Chinonso’s chi has an experience in Cyprus that challenges the idea of a single, unified heavenly realm where order and custom reign above the diverse chaos of earthly life. After the chi has left his sleeping host’s body and entered the local spirit world, he says of the other chis who are there: “What was most shocking for me was the paucity of these creatures.” These spirits, he notes, “sought dwellings like those of men.” Indeed, inhabitants of the spirit world don’t all speak the same language and, as the chi discovers when encountering a Turkish counterpart, are just as unable to communicate as are their human hosts.
The spirits’ realm is no peaceful bed of roses: even there, nations are separated by tradition and language, culture and practice. And it would seem that in requiring an account of human behavior, Chukwu himself is not informed about everything that happens in the world. These elements made the book refreshingly different from attempts to explain the horrors of a world controlled by an all-knowing, all-powerful, and all-loving deity. And the picture of the dedicated, but sometimes uncertain, chi is a gratifying contrast to the treacly images of protective angels often found in contemporary culture.

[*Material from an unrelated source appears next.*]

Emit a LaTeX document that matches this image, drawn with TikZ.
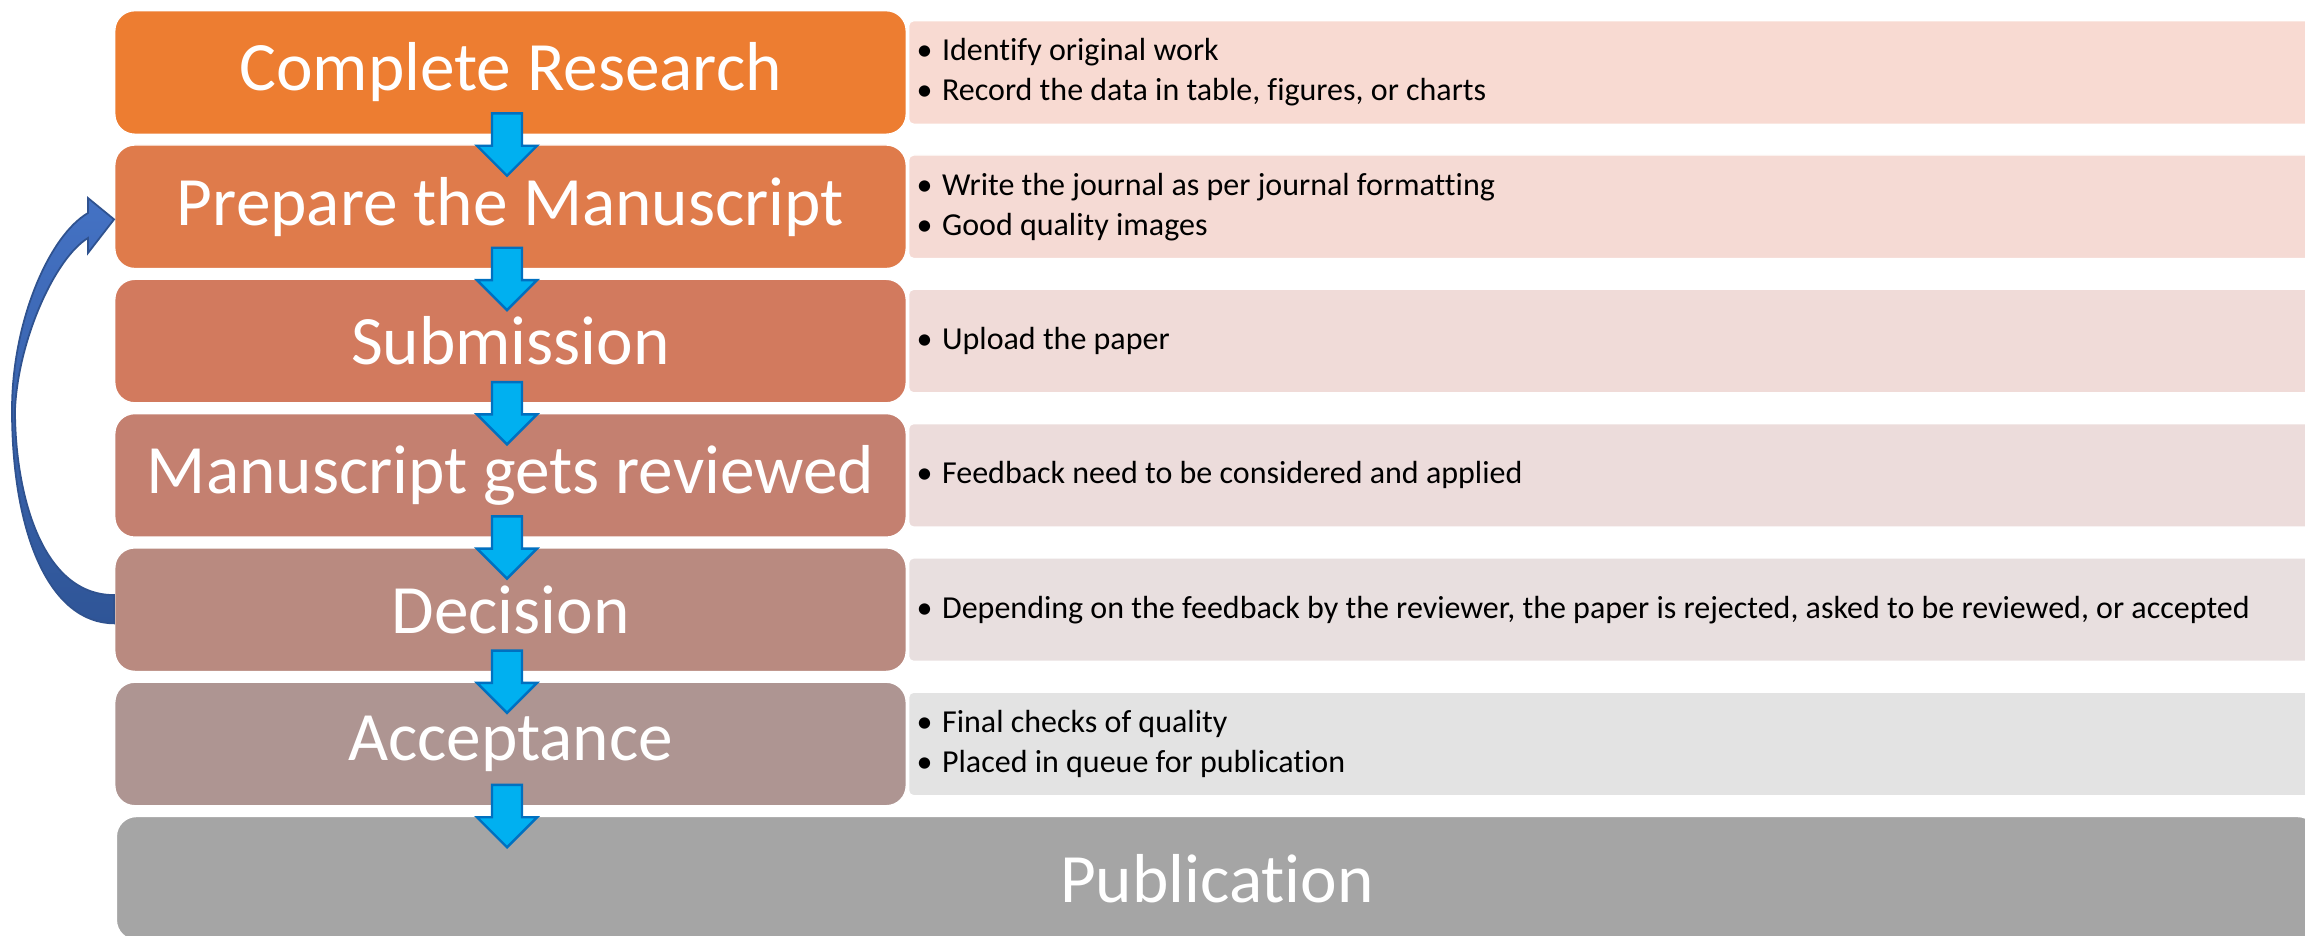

Filled with ruin and broken trust, Chinonso’s story also confronts the possibility of forgiveness: what it is, when it’s deserved, and how one might earn it. The book demands something more than a categorical command to forgive without question anyone who’s wronged us. Forgiveness is no light matter in this novel; not even Jamike, the enemy-turned-penitent, has an easy time of making amends. After he unexpectedly meets and asks Chinonso for forgiveness, a stunned Chinonso grants it. Jamike then assumes everything’s been resolved. But Chinonso comes to his senses, and it’s clear that the story—and the atonement—are far from over. Jamike’s path of redemption, on which he remains long past most people’s endurance, contrasts with the limp apology of the German-Turkish woman who caused Chinonso years of suffering. Her lawyer’s plea, “She sorry, very sorry, my friend. Please, Mr. Ginoso, you must accept her sorry,” was apparently all anyone believed was required to let everyone go on with their lives.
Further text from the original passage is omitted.